● **Set task**
Your task is to retype, word for word, the lines from the start of the data through the line holding "import plotly.graph_objects as go". Do not include the pictures.

● **Dataset section**
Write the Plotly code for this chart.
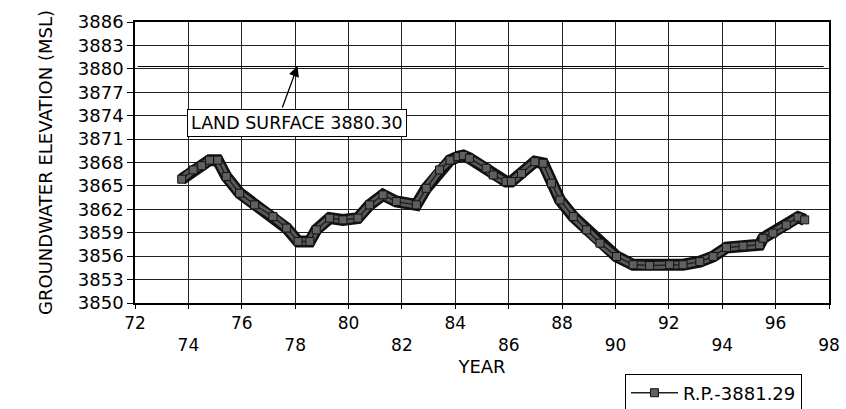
import plotly.graph_objects as go

# Groundwater hydrograph
years = [73.75, 74.18, 74.5, 74.79, 75.1, 75.42, 75.92, 76.48, 77.17, 77.68, 78.11,
         78.55, 78.79, 79.29, 79.79, 80.35, 80.79, 81.29, 81.79, 82.54, 82.91,
         83.41, 83.8, 84.1, 84.3, 84.53, 85.16, 85.42, 85.9, 86.1, 86.48, 86.98,
         87.29, 87.6, 87.92, 88.42, 88.92, 89.42, 90.04, 90.66, 91.28, 92.03,
         92.53, 93.16, 93.66, 94.16, 94.78, 95.4, 95.53, 95.9, 96.4, 96.84, 97.09]
elev = [3865.86, 3867.05, 3867.6, 3868.3, 3868.3, 3866.2, 3864.07, 3862.57, 3861.07,
        3859.6, 3857.88, 3857.88, 3859.37, 3860.87, 3860.65, 3860.87, 3862.57,
        3863.85, 3863.0, 3862.57, 3864.7, 3867.05, 3868.3, 3868.75, 3868.9,
        3868.54, 3867.26, 3866.4, 3865.55, 3865.55, 3866.6, 3868.1, 3867.9,
        3865.35, 3863.2, 3861.07, 3859.37, 3857.67, 3855.96, 3854.9, 3854.8,
        3854.9, 3854.9, 3855.3, 3855.96, 3857.1, 3857.3, 3857.46, 3858.3,
        3858.95, 3860.0, 3861.0, 3860.65]

series_name = "R.P.-3881.29"
land_surface_label = "LAND SURFACE 3880.30"
land_surface_years = [72.1, 97.8]
land_surface_elev = [3880.30, 3880.30]

x_ticks = list(range(72, 99, 2))
x_tick_text = [str(v) if (v - 72) % 4 == 0 else "<br>" + str(v) for v in x_ticks]
y_ticks = list(range(3850, 3887, 3))

FONT = "DejaVu Sans"

fig = go.Figure()

# thick band: dark outline + gray core
fig.add_trace(go.Scatter(x=years, y=elev, mode="lines", showlegend=False,
                         line=dict(color="#111111", width=12), hoverinfo="skip"))
fig.add_trace(go.Scatter(x=years, y=elev, mode="lines", showlegend=False,
                         line=dict(color="#5a5a5a", width=7), hoverinfo="skip"))
fig.add_trace(go.Scatter(x=years, y=elev, mode="lines+markers", name=series_name,
                         line=dict(color="#222222", width=1.5),
                         marker=dict(symbol="square", size=8, color="#606060",
                                     line=dict(color="#111111", width=1))))

# land surface line
fig.add_trace(go.Scatter(x=land_surface_years, y=land_surface_elev, mode="lines",
                         showlegend=False, line=dict(color="black", width=1.2),
                         hoverinfo="skip"))

fig.add_annotation(x=78.07, y=3873.06, xref="x", yref="y", text=land_surface_label,
                   showarrow=False, bordercolor="black", borderwidth=1, borderpad=3,
                   bgcolor="white", font=dict(family=FONT, size=17.5, color="black"))
fig.add_annotation(x=78.09, y=3880.35, xref="x", yref="y", ax=77.5, ay=3874.85,
                   axref="x", ayref="y", text="", showarrow=True, arrowhead=2,
                   arrowsize=1.6, arrowwidth=1.3, arrowcolor="black", standoff=0)

fig.update_xaxes(range=[72, 98], tickvals=x_ticks, ticktext=x_tick_text,
                 showgrid=True, gridcolor="#222222", gridwidth=1,
                 showline=True, mirror=True, linecolor="black", linewidth=1.5,
                 ticks="outside", ticklen=4, tickcolor="black",
                 tickfont=dict(family=FONT, size=17, color="black"),
                 title=dict(text="YEAR", font=dict(family=FONT, size=18, color="black"),
                            standoff=6),
                 zeroline=False)
fig.update_yaxes(range=[3850, 3886], tickvals=y_ticks,
                 showgrid=True, gridcolor="#222222", gridwidth=1,
                 showline=True, mirror=True, linecolor="black", linewidth=1.5,
                 ticks="outside", ticklen=6, tickcolor="black",
                 tickfont=dict(family=FONT, size=18, color="black"),
                 title=dict(text="GROUNDWATER ELEVATION (MSL)",
                            font=dict(family=FONT, size=18, color="black"), standoff=21),
                 zeroline=False)

fig.update_layout(
    width=846, height=409,
    margin=dict(l=135, r=17, t=22, b=106, autoexpand=False),
    paper_bgcolor="white", plot_bgcolor="white",
    font=dict(family=FONT, color="black"),
    showlegend=True,
    legend=dict(x=0.706, y=-0.251, xanchor="left", yanchor="top",
                bordercolor="black", borderwidth=1, bgcolor="white",
                font=dict(family=FONT, size=18, color="black"),
                itemwidth=47, tracegroupgap=0),
    hovermode=False,
)

fig.write_html("out.html", config={"displayModeBar": False},
               post_script="document.body.style.margin='0';document.body.style.overflow='hidden';")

● **Finished answer**
Write the Plotly code for this chart.
import plotly.graph_objects as go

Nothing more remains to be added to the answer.